[Records with drawing code]
□ □ □ □

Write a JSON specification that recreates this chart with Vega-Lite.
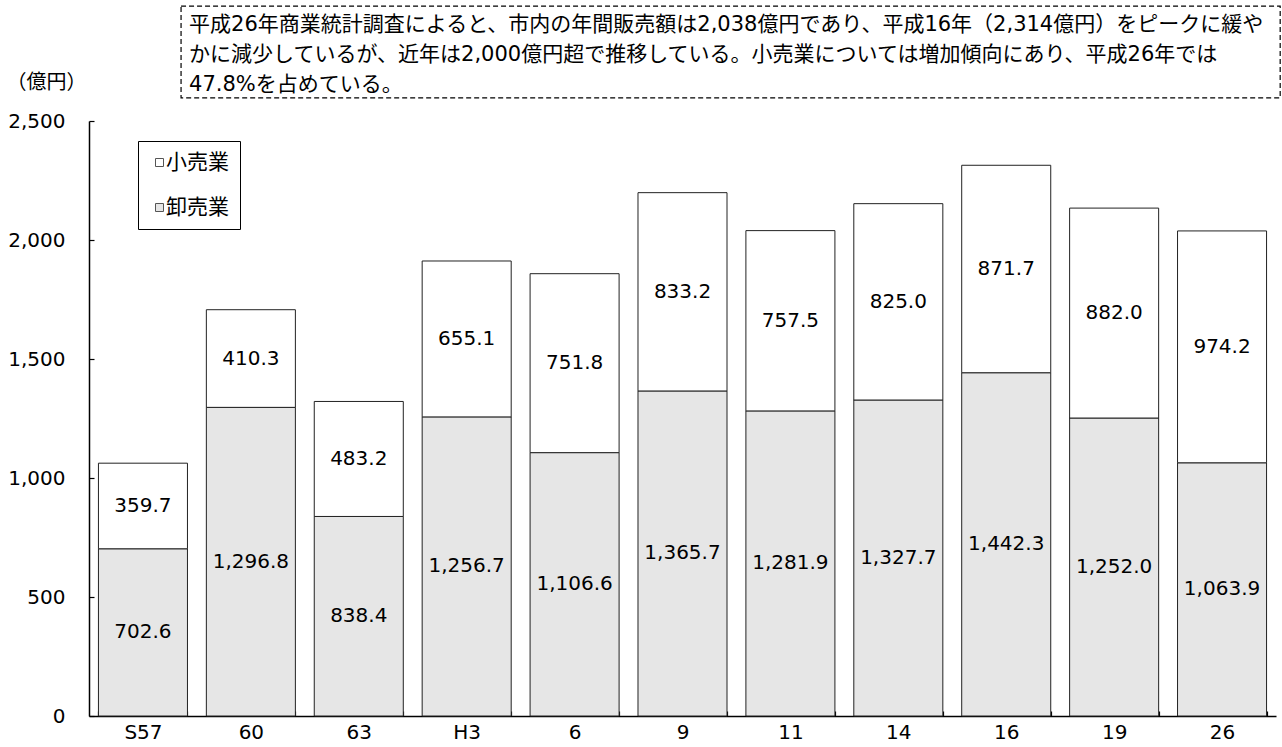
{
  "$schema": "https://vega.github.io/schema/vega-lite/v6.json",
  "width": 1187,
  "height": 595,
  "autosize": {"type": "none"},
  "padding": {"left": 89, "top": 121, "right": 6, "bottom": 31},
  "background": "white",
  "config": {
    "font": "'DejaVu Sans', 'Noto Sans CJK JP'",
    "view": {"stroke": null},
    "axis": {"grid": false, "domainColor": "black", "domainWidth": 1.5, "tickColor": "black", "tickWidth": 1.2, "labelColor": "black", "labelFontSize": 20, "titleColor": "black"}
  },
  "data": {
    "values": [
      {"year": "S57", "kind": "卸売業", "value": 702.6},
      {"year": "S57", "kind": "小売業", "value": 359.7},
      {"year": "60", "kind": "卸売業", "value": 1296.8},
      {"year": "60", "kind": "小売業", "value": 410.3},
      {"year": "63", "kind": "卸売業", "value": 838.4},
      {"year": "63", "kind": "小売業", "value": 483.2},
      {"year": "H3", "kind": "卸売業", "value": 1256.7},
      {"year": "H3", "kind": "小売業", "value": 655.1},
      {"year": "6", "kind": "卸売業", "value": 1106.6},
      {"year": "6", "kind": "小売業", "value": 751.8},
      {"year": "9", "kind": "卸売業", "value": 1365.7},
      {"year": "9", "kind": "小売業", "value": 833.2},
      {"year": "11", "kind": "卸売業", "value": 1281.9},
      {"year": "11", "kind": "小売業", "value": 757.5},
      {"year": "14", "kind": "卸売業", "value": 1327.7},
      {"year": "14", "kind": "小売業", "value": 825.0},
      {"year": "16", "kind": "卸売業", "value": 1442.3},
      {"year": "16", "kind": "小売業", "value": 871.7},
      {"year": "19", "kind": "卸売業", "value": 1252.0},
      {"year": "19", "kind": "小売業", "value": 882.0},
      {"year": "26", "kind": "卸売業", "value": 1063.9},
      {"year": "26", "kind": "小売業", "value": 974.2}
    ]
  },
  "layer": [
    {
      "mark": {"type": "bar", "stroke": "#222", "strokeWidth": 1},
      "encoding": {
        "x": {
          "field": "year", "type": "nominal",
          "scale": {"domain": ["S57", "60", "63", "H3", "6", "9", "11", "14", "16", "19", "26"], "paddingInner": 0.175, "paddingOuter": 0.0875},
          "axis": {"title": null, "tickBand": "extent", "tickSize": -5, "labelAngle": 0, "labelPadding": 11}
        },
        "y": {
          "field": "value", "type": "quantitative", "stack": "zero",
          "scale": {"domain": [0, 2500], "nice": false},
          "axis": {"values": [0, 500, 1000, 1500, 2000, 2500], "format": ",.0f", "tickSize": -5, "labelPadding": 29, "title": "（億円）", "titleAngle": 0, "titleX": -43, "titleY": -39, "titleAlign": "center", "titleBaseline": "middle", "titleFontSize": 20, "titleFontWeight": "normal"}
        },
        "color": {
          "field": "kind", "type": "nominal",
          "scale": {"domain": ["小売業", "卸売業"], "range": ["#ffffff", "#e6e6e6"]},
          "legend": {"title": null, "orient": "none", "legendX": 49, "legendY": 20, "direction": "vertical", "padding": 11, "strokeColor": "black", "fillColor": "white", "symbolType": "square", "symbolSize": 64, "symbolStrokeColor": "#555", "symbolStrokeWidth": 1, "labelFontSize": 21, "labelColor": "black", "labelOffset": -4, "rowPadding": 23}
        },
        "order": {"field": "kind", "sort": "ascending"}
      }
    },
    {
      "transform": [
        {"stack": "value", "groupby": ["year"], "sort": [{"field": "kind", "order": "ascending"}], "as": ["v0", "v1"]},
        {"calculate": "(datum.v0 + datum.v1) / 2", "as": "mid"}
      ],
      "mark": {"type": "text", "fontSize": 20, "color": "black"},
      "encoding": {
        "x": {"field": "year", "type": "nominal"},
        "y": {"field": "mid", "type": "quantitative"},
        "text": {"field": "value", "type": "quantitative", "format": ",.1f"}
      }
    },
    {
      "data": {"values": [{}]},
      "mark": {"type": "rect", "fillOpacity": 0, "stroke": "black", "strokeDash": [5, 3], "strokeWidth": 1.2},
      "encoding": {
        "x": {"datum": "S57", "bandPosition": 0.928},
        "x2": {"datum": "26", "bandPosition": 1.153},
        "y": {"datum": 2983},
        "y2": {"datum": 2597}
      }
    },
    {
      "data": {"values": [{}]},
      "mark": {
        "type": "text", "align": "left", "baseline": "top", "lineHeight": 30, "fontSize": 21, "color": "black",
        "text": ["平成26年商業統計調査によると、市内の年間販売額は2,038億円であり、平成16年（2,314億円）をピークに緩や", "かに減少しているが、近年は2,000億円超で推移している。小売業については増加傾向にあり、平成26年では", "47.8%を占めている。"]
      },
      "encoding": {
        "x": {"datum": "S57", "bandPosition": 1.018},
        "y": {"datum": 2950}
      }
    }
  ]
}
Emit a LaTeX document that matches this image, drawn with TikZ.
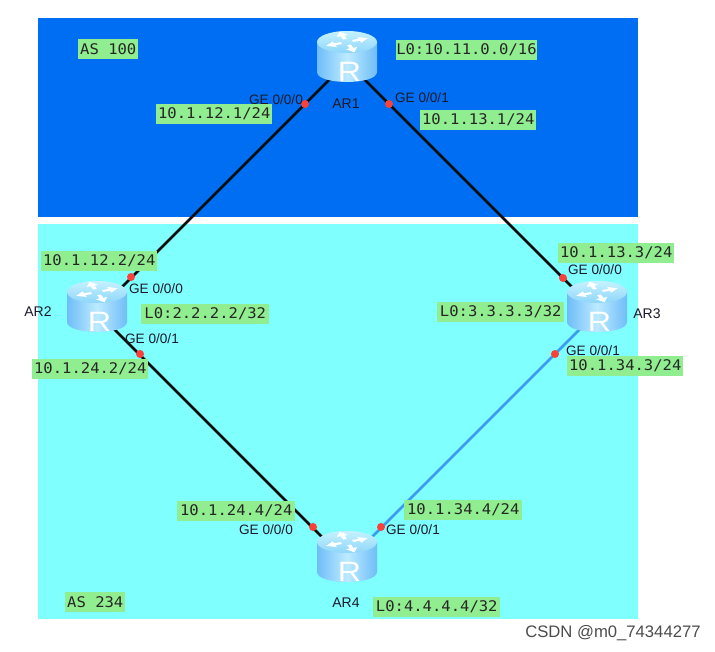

□ □ □ □

[EXERCISE REQUIREMENTS] Every entry must be written out exactly, with all pictures left out.

[FINAL RESULT]
Write a JSON specification that recreates this chart with Vega-Lite.
{
  "$schema": "https://vega.github.io/schema/vega-lite/v6.json",
  "width": 1187,
  "height": 595,
  "autosize": {"type": "none"},
  "padding": {"left": 89, "top": 121, "right": 6, "bottom": 31},
  "background": "white",
  "config": {
    "font": "'DejaVu Sans', 'Noto Sans CJK JP'",
    "view": {"stroke": null},
    "axis": {"grid": false, "domainColor": "black", "domainWidth": 1.5, "tickColor": "black", "tickWidth": 1.2, "labelColor": "black", "labelFontSize": 20, "titleColor": "black"}
  },
  "data": {
    "values": [
      {"year": "S57", "kind": "卸売業", "value": 702.6},
      {"year": "S57", "kind": "小売業", "value": 359.7},
      {"year": "60", "kind": "卸売業", "value": 1296.8},
      {"year": "60", "kind": "小売業", "value": 410.3},
      {"year": "63", "kind": "卸売業", "value": 838.4},
      {"year": "63", "kind": "小売業", "value": 483.2},
      {"year": "H3", "kind": "卸売業", "value": 1256.7},
      {"year": "H3", "kind": "小売業", "value": 655.1},
      {"year": "6", "kind": "卸売業", "value": 1106.6},
      {"year": "6", "kind": "小売業", "value": 751.8},
      {"year": "9", "kind": "卸売業", "value": 1365.7},
      {"year": "9", "kind": "小売業", "value": 833.2},
      {"year": "11", "kind": "卸売業", "value": 1281.9},
      {"year": "11", "kind": "小売業", "value": 757.5},
      {"year": "14", "kind": "卸売業", "value": 1327.7},
      {"year": "14", "kind": "小売業", "value": 825.0},
      {"year": "16", "kind": "卸売業", "value": 1442.3},
      {"year": "16", "kind": "小売業", "value": 871.7},
      {"year": "19", "kind": "卸売業", "value": 1252.0},
      {"year": "19", "kind": "小売業", "value": 882.0},
      {"year": "26", "kind": "卸売業", "value": 1063.9},
      {"year": "26", "kind": "小売業", "value": 974.2}
    ]
  },
  "layer": [
    {
      "mark": {"type": "bar", "stroke": "#222", "strokeWidth": 1},
      "encoding": {
        "x": {
          "field": "year", "type": "nominal",
          "scale": {"domain": ["S57", "60", "63", "H3", "6", "9", "11", "14", "16", "19", "26"], "paddingInner": 0.175, "paddingOuter": 0.0875},
          "axis": {"title": null, "tickBand": "extent", "tickSize": -5, "labelAngle": 0, "labelPadding": 11}
        },
        "y": {
          "field": "value", "type": "quantitative", "stack": "zero",
          "scale": {"domain": [0, 2500], "nice": false},
          "axis": {"values": [0, 500, 1000, 1500, 2000, 2500], "format": ",.0f", "tickSize": -5, "labelPadding": 29, "title": "（億円）", "titleAngle": 0, "titleX": -43, "titleY": -39, "titleAlign": "center", "titleBaseline": "middle", "titleFontSize": 20, "titleFontWeight": "normal"}
        },
        "color": {
          "field": "kind", "type": "nominal",
          "scale": {"domain": ["小売業", "卸売業"], "range": ["#ffffff", "#e6e6e6"]},
          "legend": {"title": null, "orient": "none", "legendX": 49, "legendY": 20, "direction": "vertical", "padding": 11, "strokeColor": "black", "fillColor": "white", "symbolType": "square", "symbolSize": 64, "symbolStrokeColor": "#555", "symbolStrokeWidth": 1, "labelFontSize": 21, "labelColor": "black", "labelOffset": -4, "rowPadding": 23}
        },
        "order": {"field": "kind", "sort": "ascending"}
      }
    },
    {
      "transform": [
        {"stack": "value", "groupby": ["year"], "sort": [{"field": "kind", "order": "ascending"}], "as": ["v0", "v1"]},
        {"calculate": "(datum.v0 + datum.v1) / 2", "as": "mid"}
      ],
      "mark": {"type": "text", "fontSize": 20, "color": "black"},
      "encoding": {
        "x": {"field": "year", "type": "nominal"},
        "y": {"field": "mid", "type": "quantitative"},
        "text": {"field": "value", "type": "quantitative", "format": ",.1f"}
      }
    },
    {
      "data": {"values": [{}]},
      "mark": {"type": "rect", "fillOpacity": 0, "stroke": "black", "strokeDash": [5, 3], "strokeWidth": 1.2},
      "encoding": {
        "x": {"datum": "S57", "bandPosition": 0.928},
        "x2": {"datum": "26", "bandPosition": 1.153},
        "y": {"datum": 2983},
        "y2": {"datum": 2597}
      }
    },
    {
      "data": {"values": [{}]},
      "mark": {
        "type": "text", "align": "left", "baseline": "top", "lineHeight": 30, "fontSize": 21, "color": "black",
        "text": ["平成26年商業統計調査によると、市内の年間販売額は2,038億円であり、平成16年（2,314億円）をピークに緩や", "かに減少しているが、近年は2,000億円超で推移している。小売業については増加傾向にあり、平成26年では", "47.8%を占めている。"]
      },
      "encoding": {
        "x": {"datum": "S57", "bandPosition": 1.018},
        "y": {"datum": 2950}
      }
    }
  ]
}
Emit a LaTeX document that matches this image, drawn with TikZ.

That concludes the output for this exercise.